begin Given material

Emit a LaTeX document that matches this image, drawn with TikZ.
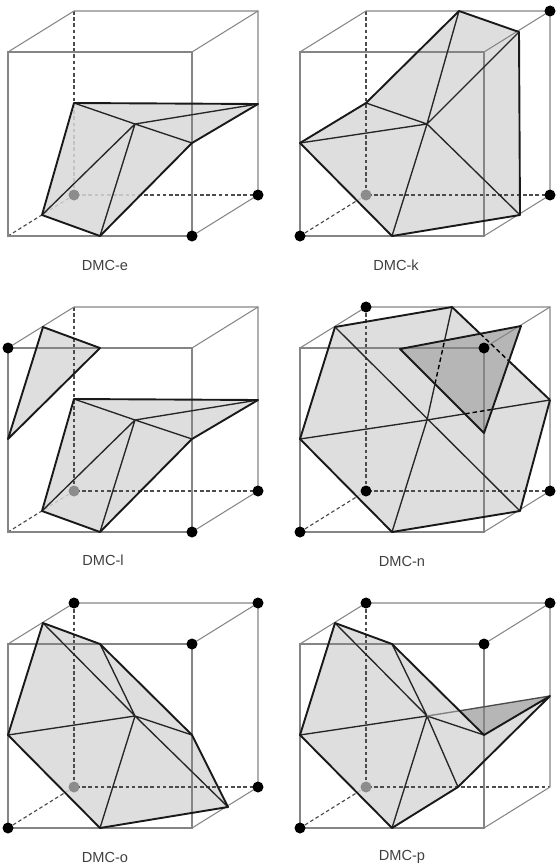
\documentclass[tikz,border=0pt]{standalone}
\usepackage{fontspec}
\setmainfont{Liberation Sans}
\usepackage{tikz}
\usetikzlibrary{calc}
\definecolor{surfgray}{HTML}{D8D8D8}
\definecolor{backgray}{HTML}{B6B6B6}
\tikzset{
  frame/.style={draw=black!48,line width=1.05pt},
  hid/.style={draw=black!70,line width=1.15pt,dash pattern=on 3.6pt off 2.6pt},
  hidtop/.style={draw=black,line width=1.4pt,dash pattern=on 4.5pt off 3pt},
  rim/.style={draw=black!90,line width=1.9pt,line join=round},
  spoke/.style={draw=black!85,line width=1.35pt},
  back/.style={fill=surfgray,fill opacity=0.85},
  backdark/.style={fill=backgray},
  vtx/.style={fill=black},
  vtxin/.style={fill=black!45},
  tag/.style={font=\fontsize{14.6}{16}\selectfont,text=black!75,inner sep=0pt},
}
% corners and edge points of one cube, local to the scope
\newcommand{\cubepts}{
  \coordinate (ftl) at (0,0); \coordinate (ftr) at (184,0);
  \coordinate (fbl) at (0,184); \coordinate (fbr) at (184,184);
  \coordinate (btl) at (66,-41); \coordinate (btr) at (250,-41);
  \coordinate (bbl) at (66,143); \coordinate (bbr) at (250,143);
  \coordinate (ma) at (66,51); \coordinate (mb) at (250,52);
  \coordinate (mc) at (184,91); \coordinate (md) at (92,184);
  \coordinate (me) at (34,163); \coordinate (mf) at (0,91);
  \coordinate (mg) at (35,-21); \coordinate (mh) at (92,0);
  \coordinate (mi) at (159,-41); \coordinate (mj) at (219,-20);
  \coordinate (mk) at (220,163); \coordinate (mm) at (158,143);
  \coordinate (cen) at (127,72);
}
\newcommand{\cubeback}{
  \draw[hid] (btl)--(bbl)--(bbr);
  \draw[hid] (bbl)--(fbl);
}
\newcommand{\cubeup}{\draw[hid] (btl)--(bbl)--(bbr);}
\newcommand{\cubefront}{
  \draw[frame] (ftl)--(ftr)--(fbr)--(fbl)--cycle;
  \draw[frame] (ftl)--(btl)--(btr)--(bbr)--(fbr);
  \draw[frame] (ftr)--(btr);
}
\newcommand{\dotat}[2][vtx]{\path[#1] (#2) circle (5.5);}
\begin{document}
\begin{tikzpicture}[x=1pt,y=-1pt]
\useasboundingbox (0,0) rectangle (556,867);
% DMC-e
\begin{scope}[shift={(8,52)}]
  \cubepts
  \cubeback
  \fill[back] (ma)--(mb)--(mc)--(md)--(me)--cycle;
  \cubefront
  \draw[spoke] (ma)--(cen)--(mc) (cen)--(mb) (cen)--(me) (cen)--(md);
  \draw[rim] (ma)--(mb)--(mc)--(md)--(me)--cycle;
  \dotat[vtxin]{bbl}
  \dotat{fbr}
  \dotat{bbr}
  \node[tag] (tage) at (97,213) {DMC-e};
\end{scope}
% DMC-k
\begin{scope}[shift={(300,52)}]
  \cubepts
  \cubeback
  \fill[back] (mi)--(mj)--(mk)--(md)--(mf)--(ma)--cycle;
  \cubeup
  \cubefront
  \draw[spoke] (cen)--(mi) (cen)--(mj) (cen)--(mk) (cen)--(md) (cen)--(mf) (cen)--(ma);
  \draw[rim] (mi)--(mj)--(mk)--(md)--(mf)--(ma)--cycle;
  \dotat[vtxin]{bbl}
  \dotat{fbl}
  \dotat{btr}
  \dotat{bbr}
  \node[tag] (tagk) at (96,213) {DMC-k};
\end{scope}
% DMC-l
\begin{scope}[shift={(8,348)}]
  \cubepts
  \cubeback
  \fill[back] (ma)--(mb)--(mc)--(md)--(me)--cycle;
  \fill[back] (mg)--(mh)--(mf)--cycle;
  \cubeup
  \cubefront
  \draw[spoke] (ma)--(cen)--(mc) (cen)--(mb) (cen)--(me) (cen)--(md);
  \draw[rim] (ma)--(mb)--(mc)--(md)--(me)--cycle;
  \draw[rim] (mg)--(mh)--(mf)--cycle;
  \dotat[vtxin]{bbl}
  \dotat{ftl}
  \dotat{fbr}
  \dotat{bbr}
  \node[tag] (tagl) at (95,212) {DMC-l};
\end{scope}
% DMC-n
\begin{scope}[shift={(300,348)}]
  \cubepts
  \coordinate (ni) at (152,-41);
  \coordinate (nh) at (100,1);
  \coordinate (nj) at (221,-22);
  \coordinate (nc) at (184,85);
  \cubeback
  \fill[back] (mg)--(ni)--(mb)--(mk)--(md)--(mf)--cycle;
  \cubeup
  \fill[backdark] (nh)--(nj)--(nc)--cycle;
  \cubefront
  \draw[spoke] (mg)--(mk) (mf)--(cen) (cen)--($(cen)!0.31!(mb)$) (md)--(cen);
  \draw[spoke] (cen)--($(cen)!0.32!(ni)$) ($(cen)!0.7!(ni)$)--(ni);
  \draw[spoke] ($(cen)!0.53!(mb)$)--(mb);
  \draw[rim] (mb)--(mk)--(md)--(mf)--(mg)--(ni)--($(ni)!0.288!(mb)$) ($(ni)!0.58!(mb)$)--(mb);
  % parts hidden by the dark triangle
  \draw[hidtop] ($(cen)!0.32!(ni)$)--($(cen)!0.7!(ni)$);
  \draw[hidtop] ($(cen)!0.31!(mb)$)--($(cen)!0.53!(mb)$);
  \draw[hidtop] ($(ni)!0.288!(mb)$)--($(ni)!0.58!(mb)$);
  \draw[rim] (nh)--(nj)--(nc)--cycle;
  \dotat{bbl}
  \dotat{btl}
  \dotat{ftr}
  \dotat{fbl}
  \dotat{bbr}
  \node[tag] (tagn) at (102,213) {DMC-n};
\end{scope}
% DMC-o
\begin{scope}[shift={(8,644)}]
  \cubepts
  \cubeback
  \fill[back] (mg)--(mh)--(mc)--(mk)--(md)--(mf)--cycle;
  \cubeup
  \cubefront
  \draw[spoke] (cen)--(mg) (cen)--(mh) (cen)--(mc) (cen)--(mk) (cen)--(md) (cen)--(mf);
  \draw[rim] (mg)--(mh)--(mc)--(mk)--(md)--(mf)--cycle;
  \dotat[vtxin]{bbl}
  \dotat{btl}
  \dotat{btr}
  \dotat{ftr}
  \dotat{bbr}
  \dotat{fbl}
  \node[tag] (tago) at (97,213) {DMC-o};
\end{scope}
% DMC-p
\begin{scope}[shift={(300,644)}]
  \cubepts
  \coordinate (px) at (159.6,66.8);
  \cubeback
  \fill[back] (mg)--(mh)--(mc)--(mb)--(mm)--(md)--(mf)--cycle;
  \cubeup
  \fill[backdark] (px)--(mb)--(mc)--cycle;
  \cubefront
  \draw[spoke] (cen)--(mg) (cen)--(mh) (cen)--(mc) (cen)--(mm) (cen)--(md) (cen)--(mf);
  \draw[spoke,draw=black!50] (cen)--(px);
  \draw[spoke,draw=black!70] (px)--(mb);
  \draw[rim] (mg)--(mh)--(mc)--(mb)--(mm)--(md)--(mf)--cycle;
  \dotat[vtxin]{bbl}
  \dotat{btl}
  \dotat{btr}
  \dotat{ftr}
  \dotat{fbl}
  \node[tag] (tagp) at (102,213) {DMC-p};
\end{scope}
\end{tikzpicture}
\end{document}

end Given material

Task goal: Exclude the images and reproduce the remaining data exactly.

The answer:
Emit a LaTeX document that matches this image, drawn with TikZ.
\documentclass[tikz,border=0pt]{standalone}
\usepackage{fontspec}
\setmainfont{Liberation Sans}
\usepackage{tikz}
\usetikzlibrary{calc}
\definecolor{surfgray}{HTML}{D8D8D8}
\definecolor{backgray}{HTML}{B6B6B6}
\tikzset{
  frame/.style={draw=black!48,line width=1.05pt},
  hid/.style={draw=black!70,line width=1.15pt,dash pattern=on 3.6pt off 2.6pt},
  hidtop/.style={draw=black,line width=1.4pt,dash pattern=on 4.5pt off 3pt},
  rim/.style={draw=black!90,line width=1.9pt,line join=round},
  spoke/.style={draw=black!85,line width=1.35pt},
  back/.style={fill=surfgray,fill opacity=0.85},
  backdark/.style={fill=backgray},
  vtx/.style={fill=black},
  vtxin/.style={fill=black!45},
  tag/.style={font=\fontsize{14.6}{16}\selectfont,text=black!75,inner sep=0pt},
}
% corners and edge points of one cube, local to the scope
\newcommand{\cubepts}{
  \coordinate (ftl) at (0,0); \coordinate (ftr) at (184,0);
  \coordinate (fbl) at (0,184); \coordinate (fbr) at (184,184);
  \coordinate (btl) at (66,-41); \coordinate (btr) at (250,-41);
  \coordinate (bbl) at (66,143); \coordinate (bbr) at (250,143);
  \coordinate (ma) at (66,51); \coordinate (mb) at (250,52);
  \coordinate (mc) at (184,91); \coordinate (md) at (92,184);
  \coordinate (me) at (34,163); \coordinate (mf) at (0,91);
  \coordinate (mg) at (35,-21); \coordinate (mh) at (92,0);
  \coordinate (mi) at (159,-41); \coordinate (mj) at (219,-20);
  \coordinate (mk) at (220,163); \coordinate (mm) at (158,143);
  \coordinate (cen) at (127,72);
}
\newcommand{\cubeback}{
  \draw[hid] (btl)--(bbl)--(bbr);
  \draw[hid] (bbl)--(fbl);
}
\newcommand{\cubeup}{\draw[hid] (btl)--(bbl)--(bbr);}
\newcommand{\cubefront}{
  \draw[frame] (ftl)--(ftr)--(fbr)--(fbl)--cycle;
  \draw[frame] (ftl)--(btl)--(btr)--(bbr)--(fbr);
  \draw[frame] (ftr)--(btr);
}
\newcommand{\dotat}[2][vtx]{\path[#1] (#2) circle (5.5);}
\begin{document}
\begin{tikzpicture}[x=1pt,y=-1pt]
\useasboundingbox (0,0) rectangle (556,867);
% DMC-e
\begin{scope}[shift={(8,52)}]
  \cubepts
  \cubeback
  \fill[back] (ma)--(mb)--(mc)--(md)--(me)--cycle;
  \cubefront
  \draw[spoke] (ma)--(cen)--(mc) (cen)--(mb) (cen)--(me) (cen)--(md);
  \draw[rim] (ma)--(mb)--(mc)--(md)--(me)--cycle;
  \dotat[vtxin]{bbl}
  \dotat{fbr}
  \dotat{bbr}
  \node[tag] (tage) at (97,213) {DMC-e};
\end{scope}
% DMC-k
\begin{scope}[shift={(300,52)}]
  \cubepts
  \cubeback
  \fill[back] (mi)--(mj)--(mk)--(md)--(mf)--(ma)--cycle;
  \cubeup
  \cubefront
  \draw[spoke] (cen)--(mi) (cen)--(mj) (cen)--(mk) (cen)--(md) (cen)--(mf) (cen)--(ma);
  \draw[rim] (mi)--(mj)--(mk)--(md)--(mf)--(ma)--cycle;
  \dotat[vtxin]{bbl}
  \dotat{fbl}
  \dotat{btr}
  \dotat{bbr}
  \node[tag] (tagk) at (96,213) {DMC-k};
\end{scope}
% DMC-l
\begin{scope}[shift={(8,348)}]
  \cubepts
  \cubeback
  \fill[back] (ma)--(mb)--(mc)--(md)--(me)--cycle;
  \fill[back] (mg)--(mh)--(mf)--cycle;
  \cubeup
  \cubefront
  \draw[spoke] (ma)--(cen)--(mc) (cen)--(mb) (cen)--(me) (cen)--(md);
  \draw[rim] (ma)--(mb)--(mc)--(md)--(me)--cycle;
  \draw[rim] (mg)--(mh)--(mf)--cycle;
  \dotat[vtxin]{bbl}
  \dotat{ftl}
  \dotat{fbr}
  \dotat{bbr}
  \node[tag] (tagl) at (95,212) {DMC-l};
\end{scope}
% DMC-n
\begin{scope}[shift={(300,348)}]
  \cubepts
  \coordinate (ni) at (152,-41);
  \coordinate (nh) at (100,1);
  \coordinate (nj) at (221,-22);
  \coordinate (nc) at (184,85);
  \cubeback
  \fill[back] (mg)--(ni)--(mb)--(mk)--(md)--(mf)--cycle;
  \cubeup
  \fill[backdark] (nh)--(nj)--(nc)--cycle;
  \cubefront
  \draw[spoke] (mg)--(mk) (mf)--(cen) (cen)--($(cen)!0.31!(mb)$) (md)--(cen);
  \draw[spoke] (cen)--($(cen)!0.32!(ni)$) ($(cen)!0.7!(ni)$)--(ni);
  \draw[spoke] ($(cen)!0.53!(mb)$)--(mb);
  \draw[rim] (mb)--(mk)--(md)--(mf)--(mg)--(ni)--($(ni)!0.288!(mb)$) ($(ni)!0.58!(mb)$)--(mb);
  % parts hidden by the dark triangle
  \draw[hidtop] ($(cen)!0.32!(ni)$)--($(cen)!0.7!(ni)$);
  \draw[hidtop] ($(cen)!0.31!(mb)$)--($(cen)!0.53!(mb)$);
  \draw[hidtop] ($(ni)!0.288!(mb)$)--($(ni)!0.58!(mb)$);
  \draw[rim] (nh)--(nj)--(nc)--cycle;
  \dotat{bbl}
  \dotat{btl}
  \dotat{ftr}
  \dotat{fbl}
  \dotat{bbr}
  \node[tag] (tagn) at (102,213) {DMC-n};
\end{scope}
% DMC-o
\begin{scope}[shift={(8,644)}]
  \cubepts
  \cubeback
  \fill[back] (mg)--(mh)--(mc)--(mk)--(md)--(mf)--cycle;
  \cubeup
  \cubefront
  \draw[spoke] (cen)--(mg) (cen)--(mh) (cen)--(mc) (cen)--(mk) (cen)--(md) (cen)--(mf);
  \draw[rim] (mg)--(mh)--(mc)--(mk)--(md)--(mf)--cycle;
  \dotat[vtxin]{bbl}
  \dotat{btl}
  \dotat{btr}
  \dotat{ftr}
  \dotat{bbr}
  \dotat{fbl}
  \node[tag] (tago) at (97,213) {DMC-o};
\end{scope}
% DMC-p
\begin{scope}[shift={(300,644)}]
  \cubepts
  \coordinate (px) at (159.6,66.8);
  \cubeback
  \fill[back] (mg)--(mh)--(mc)--(mb)--(mm)--(md)--(mf)--cycle;
  \cubeup
  \fill[backdark] (px)--(mb)--(mc)--cycle;
  \cubefront
  \draw[spoke] (cen)--(mg) (cen)--(mh) (cen)--(mc) (cen)--(mm) (cen)--(md) (cen)--(mf);
  \draw[spoke,draw=black!50] (cen)--(px);
  \draw[spoke,draw=black!70] (px)--(mb);
  \draw[rim] (mg)--(mh)--(mc)--(mb)--(mm)--(md)--(mf)--cycle;
  \dotat[vtxin]{bbl}
  \dotat{btl}
  \dotat{btr}
  \dotat{ftr}
  \dotat{fbl}
  \node[tag] (tagp) at (102,213) {DMC-p};
\end{scope}
\end{tikzpicture}
\end{document}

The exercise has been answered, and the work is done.